■ Exercise description ■
Quote all of the data exactly as given. Skip every picture it contains.

━━━━━━━━━━━━━━━━━━━━━━━━━━━━━━

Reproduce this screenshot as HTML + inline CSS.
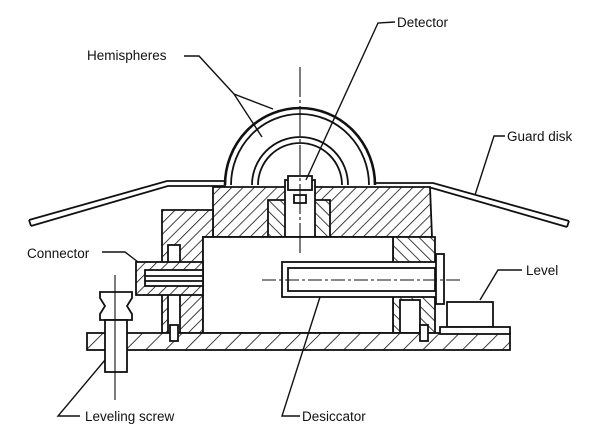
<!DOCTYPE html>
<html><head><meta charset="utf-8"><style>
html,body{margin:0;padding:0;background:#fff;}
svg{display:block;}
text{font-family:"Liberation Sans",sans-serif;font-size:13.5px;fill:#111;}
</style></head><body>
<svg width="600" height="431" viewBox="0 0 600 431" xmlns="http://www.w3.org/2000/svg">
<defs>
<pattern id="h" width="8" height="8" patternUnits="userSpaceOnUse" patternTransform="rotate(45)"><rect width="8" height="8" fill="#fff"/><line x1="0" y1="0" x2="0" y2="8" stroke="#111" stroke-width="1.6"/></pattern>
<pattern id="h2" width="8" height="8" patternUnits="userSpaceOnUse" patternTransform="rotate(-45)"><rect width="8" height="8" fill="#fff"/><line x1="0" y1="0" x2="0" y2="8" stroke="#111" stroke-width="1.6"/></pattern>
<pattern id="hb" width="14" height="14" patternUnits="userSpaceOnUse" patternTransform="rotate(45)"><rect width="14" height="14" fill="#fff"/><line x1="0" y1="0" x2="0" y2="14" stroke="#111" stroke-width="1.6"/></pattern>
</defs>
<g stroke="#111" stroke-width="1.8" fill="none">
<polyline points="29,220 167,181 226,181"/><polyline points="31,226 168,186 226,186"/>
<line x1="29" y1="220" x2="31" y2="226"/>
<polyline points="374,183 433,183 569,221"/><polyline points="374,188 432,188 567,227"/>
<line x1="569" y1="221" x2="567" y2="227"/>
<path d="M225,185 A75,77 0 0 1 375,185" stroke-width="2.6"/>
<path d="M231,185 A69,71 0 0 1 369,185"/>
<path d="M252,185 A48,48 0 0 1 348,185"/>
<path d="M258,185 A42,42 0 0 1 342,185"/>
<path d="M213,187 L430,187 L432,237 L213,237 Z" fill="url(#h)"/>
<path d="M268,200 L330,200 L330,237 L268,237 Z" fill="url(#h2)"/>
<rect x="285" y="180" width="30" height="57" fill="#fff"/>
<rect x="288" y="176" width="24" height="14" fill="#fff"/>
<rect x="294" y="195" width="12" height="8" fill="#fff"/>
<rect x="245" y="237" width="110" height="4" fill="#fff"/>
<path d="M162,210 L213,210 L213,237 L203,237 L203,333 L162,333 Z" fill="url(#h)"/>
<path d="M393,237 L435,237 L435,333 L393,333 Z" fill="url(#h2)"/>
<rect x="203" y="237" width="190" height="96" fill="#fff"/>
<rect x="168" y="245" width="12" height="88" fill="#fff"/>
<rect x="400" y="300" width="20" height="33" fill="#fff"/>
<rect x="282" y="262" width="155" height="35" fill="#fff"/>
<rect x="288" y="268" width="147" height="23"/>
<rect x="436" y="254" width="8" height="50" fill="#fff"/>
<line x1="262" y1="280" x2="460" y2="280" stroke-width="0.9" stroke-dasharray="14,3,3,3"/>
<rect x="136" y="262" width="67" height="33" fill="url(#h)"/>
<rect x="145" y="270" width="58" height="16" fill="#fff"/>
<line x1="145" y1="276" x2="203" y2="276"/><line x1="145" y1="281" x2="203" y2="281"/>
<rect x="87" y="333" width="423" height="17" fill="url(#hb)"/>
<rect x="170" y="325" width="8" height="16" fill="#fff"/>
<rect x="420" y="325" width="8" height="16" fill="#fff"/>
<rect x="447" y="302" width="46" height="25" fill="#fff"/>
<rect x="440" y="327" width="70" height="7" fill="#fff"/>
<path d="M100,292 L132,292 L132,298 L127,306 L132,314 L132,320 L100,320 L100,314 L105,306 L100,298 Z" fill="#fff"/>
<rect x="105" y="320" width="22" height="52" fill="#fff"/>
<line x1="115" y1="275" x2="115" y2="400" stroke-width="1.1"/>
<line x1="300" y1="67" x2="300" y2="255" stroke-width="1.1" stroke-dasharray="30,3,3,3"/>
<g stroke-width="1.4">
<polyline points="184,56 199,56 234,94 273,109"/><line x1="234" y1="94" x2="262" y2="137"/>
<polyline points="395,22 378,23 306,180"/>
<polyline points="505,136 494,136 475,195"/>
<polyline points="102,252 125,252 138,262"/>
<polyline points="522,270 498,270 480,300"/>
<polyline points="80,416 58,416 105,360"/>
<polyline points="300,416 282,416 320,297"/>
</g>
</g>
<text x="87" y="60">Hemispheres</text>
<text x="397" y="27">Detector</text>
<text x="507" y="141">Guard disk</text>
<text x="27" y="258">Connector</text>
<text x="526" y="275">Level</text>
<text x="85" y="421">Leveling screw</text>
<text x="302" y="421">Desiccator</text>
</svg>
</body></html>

━━━━━━━━━━━━━━━━━━━━━━━━━━━━━━

■ Response to the task ■
Reproduce this screenshot as HTML + inline CSS.
<!DOCTYPE html>
<html><head><meta charset="utf-8"><style>
html,body{margin:0;padding:0;background:#fff;}
svg{display:block;}
text{font-family:"Liberation Sans",sans-serif;font-size:13.5px;fill:#111;}
</style></head><body>
<svg width="600" height="431" viewBox="0 0 600 431" xmlns="http://www.w3.org/2000/svg">
<defs>
<pattern id="h" width="8" height="8" patternUnits="userSpaceOnUse" patternTransform="rotate(45)"><rect width="8" height="8" fill="#fff"/><line x1="0" y1="0" x2="0" y2="8" stroke="#111" stroke-width="1.6"/></pattern>
<pattern id="h2" width="8" height="8" patternUnits="userSpaceOnUse" patternTransform="rotate(-45)"><rect width="8" height="8" fill="#fff"/><line x1="0" y1="0" x2="0" y2="8" stroke="#111" stroke-width="1.6"/></pattern>
<pattern id="hb" width="14" height="14" patternUnits="userSpaceOnUse" patternTransform="rotate(45)"><rect width="14" height="14" fill="#fff"/><line x1="0" y1="0" x2="0" y2="14" stroke="#111" stroke-width="1.6"/></pattern>
</defs>
<g stroke="#111" stroke-width="1.8" fill="none">
<polyline points="29,220 167,181 226,181"/><polyline points="31,226 168,186 226,186"/>
<line x1="29" y1="220" x2="31" y2="226"/>
<polyline points="374,183 433,183 569,221"/><polyline points="374,188 432,188 567,227"/>
<line x1="569" y1="221" x2="567" y2="227"/>
<path d="M225,185 A75,77 0 0 1 375,185" stroke-width="2.6"/>
<path d="M231,185 A69,71 0 0 1 369,185"/>
<path d="M252,185 A48,48 0 0 1 348,185"/>
<path d="M258,185 A42,42 0 0 1 342,185"/>
<path d="M213,187 L430,187 L432,237 L213,237 Z" fill="url(#h)"/>
<path d="M268,200 L330,200 L330,237 L268,237 Z" fill="url(#h2)"/>
<rect x="285" y="180" width="30" height="57" fill="#fff"/>
<rect x="288" y="176" width="24" height="14" fill="#fff"/>
<rect x="294" y="195" width="12" height="8" fill="#fff"/>
<rect x="245" y="237" width="110" height="4" fill="#fff"/>
<path d="M162,210 L213,210 L213,237 L203,237 L203,333 L162,333 Z" fill="url(#h)"/>
<path d="M393,237 L435,237 L435,333 L393,333 Z" fill="url(#h2)"/>
<rect x="203" y="237" width="190" height="96" fill="#fff"/>
<rect x="168" y="245" width="12" height="88" fill="#fff"/>
<rect x="400" y="300" width="20" height="33" fill="#fff"/>
<rect x="282" y="262" width="155" height="35" fill="#fff"/>
<rect x="288" y="268" width="147" height="23"/>
<rect x="436" y="254" width="8" height="50" fill="#fff"/>
<line x1="262" y1="280" x2="460" y2="280" stroke-width="0.9" stroke-dasharray="14,3,3,3"/>
<rect x="136" y="262" width="67" height="33" fill="url(#h)"/>
<rect x="145" y="270" width="58" height="16" fill="#fff"/>
<line x1="145" y1="276" x2="203" y2="276"/><line x1="145" y1="281" x2="203" y2="281"/>
<rect x="87" y="333" width="423" height="17" fill="url(#hb)"/>
<rect x="170" y="325" width="8" height="16" fill="#fff"/>
<rect x="420" y="325" width="8" height="16" fill="#fff"/>
<rect x="447" y="302" width="46" height="25" fill="#fff"/>
<rect x="440" y="327" width="70" height="7" fill="#fff"/>
<path d="M100,292 L132,292 L132,298 L127,306 L132,314 L132,320 L100,320 L100,314 L105,306 L100,298 Z" fill="#fff"/>
<rect x="105" y="320" width="22" height="52" fill="#fff"/>
<line x1="115" y1="275" x2="115" y2="400" stroke-width="1.1"/>
<line x1="300" y1="67" x2="300" y2="255" stroke-width="1.1" stroke-dasharray="30,3,3,3"/>
<g stroke-width="1.4">
<polyline points="184,56 199,56 234,94 273,109"/><line x1="234" y1="94" x2="262" y2="137"/>
<polyline points="395,22 378,23 306,180"/>
<polyline points="505,136 494,136 475,195"/>
<polyline points="102,252 125,252 138,262"/>
<polyline points="522,270 498,270 480,300"/>
<polyline points="80,416 58,416 105,360"/>
<polyline points="300,416 282,416 320,297"/>
</g>
</g>
<text x="87" y="60">Hemispheres</text>
<text x="397" y="27">Detector</text>
<text x="507" y="141">Guard disk</text>
<text x="27" y="258">Connector</text>
<text x="526" y="275">Level</text>
<text x="85" y="421">Leveling screw</text>
<text x="302" y="421">Desiccator</text>
</svg>
</body></html>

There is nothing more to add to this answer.